Copy each line below exactly and leave the pictures out.

□ □ □

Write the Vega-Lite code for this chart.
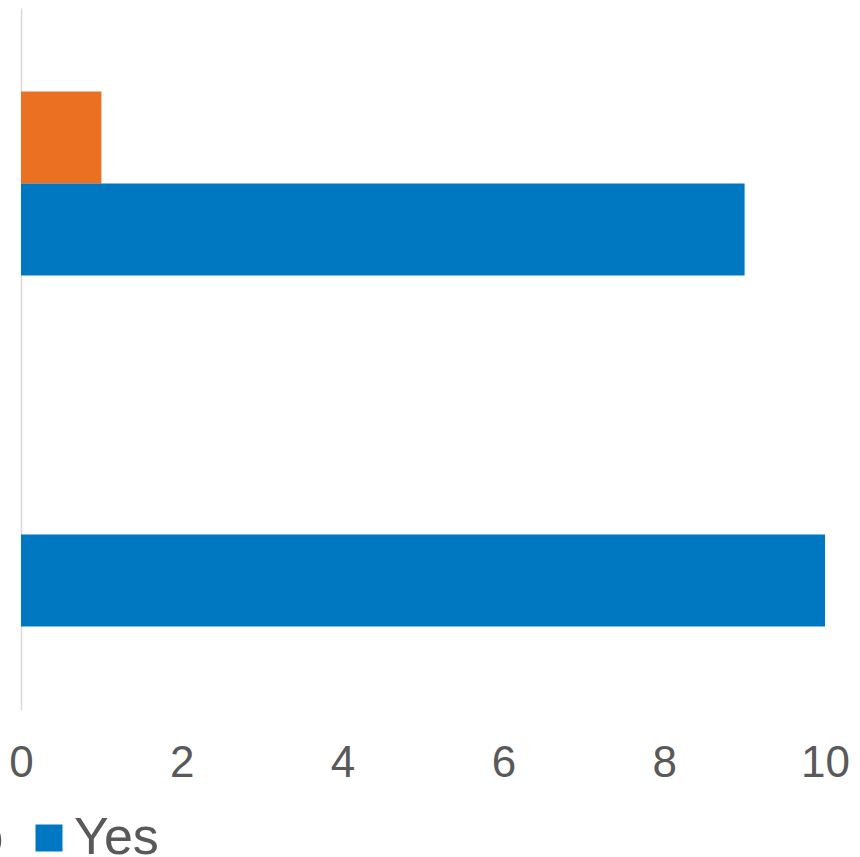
{
  "$schema": "https://vega.github.io/schema/vega-lite/v6.json",
  "autosize": {"type": "none"},
  "padding": {"left": 21, "top": 8, "right": 35, "bottom": 147},
  "width": 804,
  "height": 702,
  "background": "white",
  "data": {"values": [
    {"group": "Group 1", "answer": "No", "count": 1},
    {"group": "Group 1", "answer": "Yes", "count": 9},
    {"group": "Group 2", "answer": "No", "count": 0},
    {"group": "Group 2", "answer": "Yes", "count": 10}
  ]},
  "mark": {"type": "bar", "cornerRadius": 0},
  "encoding": {
    "y": {"field": "group", "type": "nominal", "sort": ["Group 1", "Group 2"],
      "scale": {"paddingInner": 0.476, "paddingOuter": 0.238},
      "axis": {"title": null, "labels": false, "ticks": false, "domainColor": "#d9d9d9", "domainWidth": 1.5, "grid": false}},
    "yOffset": {"field": "answer", "type": "nominal", "sort": ["No", "Yes"], "scale": {"paddingInner": 0, "paddingOuter": 0}},
    "x": {"field": "count", "type": "quantitative",
      "scale": {"domain": [0, 10], "nice": false},
      "axis": {"title": null, "values": [0, 2, 4, 6, 8, 10], "grid": false, "domain": false, "ticks": false, "labelFlush": false,
        "labelFont": "Liberation Sans", "labelFontSize": 44, "labelColor": "#595959", "labelPadding": 31}},
    "color": {"field": "answer", "type": "nominal", "sort": ["No", "Yes"],
      "scale": {"domain": ["No", "Yes"], "range": ["#EB7022", "#0078C1"]},
      "legend": {"title": null, "orient": "none", "direction": "horizontal", "legendX": -135, "legendY": 804,
        "symbolType": "square", "symbolSize": 729, "symbolStrokeWidth": 0, "symbolOpacity": 1,
        "labelFont": "Liberation Sans", "labelFontSize": 52, "labelColor": "#595959", "labelOffset": -1,
        "columnPadding": 19}}
  },
  "config": {"view": {"stroke": null}}
}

□ □ □

- [Answer for this exercise]
Write the Vega-Lite code for this chart.
{
  "$schema": "https://vega.github.io/schema/vega-lite/v6.json",
  "autosize": {"type": "none"},
  "padding": {"left": 21, "top": 8, "right": 35, "bottom": 147},
  "width": 804,
  "height": 702,
  "background": "white",
  "data": {"values": [
    {"group": "Group 1", "answer": "No", "count": 1},
    {"group": "Group 1", "answer": "Yes", "count": 9},
    {"group": "Group 2", "answer": "No", "count": 0},
    {"group": "Group 2", "answer": "Yes", "count": 10}
  ]},
  "mark": {"type": "bar", "cornerRadius": 0},
  "encoding": {
    "y": {"field": "group", "type": "nominal", "sort": ["Group 1", "Group 2"],
      "scale": {"paddingInner": 0.476, "paddingOuter": 0.238},
      "axis": {"title": null, "labels": false, "ticks": false, "domainColor": "#d9d9d9", "domainWidth": 1.5, "grid": false}},
    "yOffset": {"field": "answer", "type": "nominal", "sort": ["No", "Yes"], "scale": {"paddingInner": 0, "paddingOuter": 0}},
    "x": {"field": "count", "type": "quantitative",
      "scale": {"domain": [0, 10], "nice": false},
      "axis": {"title": null, "values": [0, 2, 4, 6, 8, 10], "grid": false, "domain": false, "ticks": false, "labelFlush": false,
        "labelFont": "Liberation Sans", "labelFontSize": 44, "labelColor": "#595959", "labelPadding": 31}},
    "color": {"field": "answer", "type": "nominal", "sort": ["No", "Yes"],
      "scale": {"domain": ["No", "Yes"], "range": ["#EB7022", "#0078C1"]},
      "legend": {"title": null, "orient": "none", "direction": "horizontal", "legendX": -135, "legendY": 804,
        "symbolType": "square", "symbolSize": 729, "symbolStrokeWidth": 0, "symbolOpacity": 1,
        "labelFont": "Liberation Sans", "labelFontSize": 52, "labelColor": "#595959", "labelOffset": -1,
        "columnPadding": 19}}
  },
  "config": {"view": {"stroke": null}}
}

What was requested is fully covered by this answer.